WHAT YOU NEED TO DO: Quote the whole listing exactly. Leave the pictures out of your copy.

DATA LINES:
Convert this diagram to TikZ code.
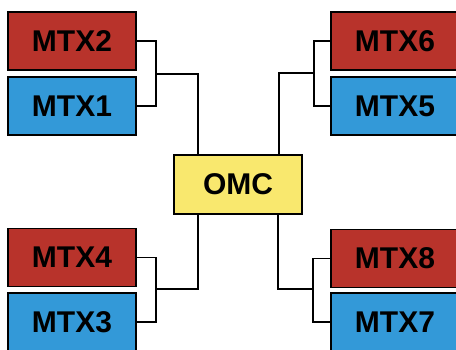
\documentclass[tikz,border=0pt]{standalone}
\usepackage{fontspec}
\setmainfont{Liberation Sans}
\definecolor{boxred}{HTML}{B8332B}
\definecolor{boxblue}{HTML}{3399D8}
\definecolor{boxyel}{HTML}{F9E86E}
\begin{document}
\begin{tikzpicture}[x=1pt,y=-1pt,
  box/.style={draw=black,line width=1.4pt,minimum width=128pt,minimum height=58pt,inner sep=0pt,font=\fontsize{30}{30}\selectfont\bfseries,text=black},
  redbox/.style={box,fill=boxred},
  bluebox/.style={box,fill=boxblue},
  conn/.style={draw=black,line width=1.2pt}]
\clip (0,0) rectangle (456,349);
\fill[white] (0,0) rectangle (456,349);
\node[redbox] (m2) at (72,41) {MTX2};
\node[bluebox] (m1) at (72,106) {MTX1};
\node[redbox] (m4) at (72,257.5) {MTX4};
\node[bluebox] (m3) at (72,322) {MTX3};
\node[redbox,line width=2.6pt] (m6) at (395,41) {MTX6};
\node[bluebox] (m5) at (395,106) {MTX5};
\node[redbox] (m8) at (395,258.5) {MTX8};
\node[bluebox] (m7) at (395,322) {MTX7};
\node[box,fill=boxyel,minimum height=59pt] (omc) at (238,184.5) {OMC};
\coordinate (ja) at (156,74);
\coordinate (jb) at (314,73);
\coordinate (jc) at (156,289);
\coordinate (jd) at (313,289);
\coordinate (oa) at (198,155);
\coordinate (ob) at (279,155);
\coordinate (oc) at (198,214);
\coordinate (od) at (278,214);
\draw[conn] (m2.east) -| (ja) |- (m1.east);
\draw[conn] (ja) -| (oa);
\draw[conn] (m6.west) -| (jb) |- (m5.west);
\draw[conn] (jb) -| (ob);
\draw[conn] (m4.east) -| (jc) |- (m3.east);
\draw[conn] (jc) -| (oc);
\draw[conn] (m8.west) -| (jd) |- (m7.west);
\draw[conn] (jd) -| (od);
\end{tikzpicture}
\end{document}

SOLUTION TO THE EXERCISE:
Convert this diagram to TikZ code.
\documentclass[tikz,border=0pt]{standalone}
\usepackage{fontspec}
\setmainfont{Liberation Sans}
\definecolor{boxred}{HTML}{B8332B}
\definecolor{boxblue}{HTML}{3399D8}
\definecolor{boxyel}{HTML}{F9E86E}
\begin{document}
\begin{tikzpicture}[x=1pt,y=-1pt,
  box/.style={draw=black,line width=1.4pt,minimum width=128pt,minimum height=58pt,inner sep=0pt,font=\fontsize{30}{30}\selectfont\bfseries,text=black},
  redbox/.style={box,fill=boxred},
  bluebox/.style={box,fill=boxblue},
  conn/.style={draw=black,line width=1.2pt}]
\clip (0,0) rectangle (456,349);
\fill[white] (0,0) rectangle (456,349);
\node[redbox] (m2) at (72,41) {MTX2};
\node[bluebox] (m1) at (72,106) {MTX1};
\node[redbox] (m4) at (72,257.5) {MTX4};
\node[bluebox] (m3) at (72,322) {MTX3};
\node[redbox,line width=2.6pt] (m6) at (395,41) {MTX6};
\node[bluebox] (m5) at (395,106) {MTX5};
\node[redbox] (m8) at (395,258.5) {MTX8};
\node[bluebox] (m7) at (395,322) {MTX7};
\node[box,fill=boxyel,minimum height=59pt] (omc) at (238,184.5) {OMC};
\coordinate (ja) at (156,74);
\coordinate (jb) at (314,73);
\coordinate (jc) at (156,289);
\coordinate (jd) at (313,289);
\coordinate (oa) at (198,155);
\coordinate (ob) at (279,155);
\coordinate (oc) at (198,214);
\coordinate (od) at (278,214);
\draw[conn] (m2.east) -| (ja) |- (m1.east);
\draw[conn] (ja) -| (oa);
\draw[conn] (m6.west) -| (jb) |- (m5.west);
\draw[conn] (jb) -| (ob);
\draw[conn] (m4.east) -| (jc) |- (m3.east);
\draw[conn] (jc) -| (oc);
\draw[conn] (m8.west) -| (jd) |- (m7.west);
\draw[conn] (jd) -| (od);
\end{tikzpicture}
\end{document}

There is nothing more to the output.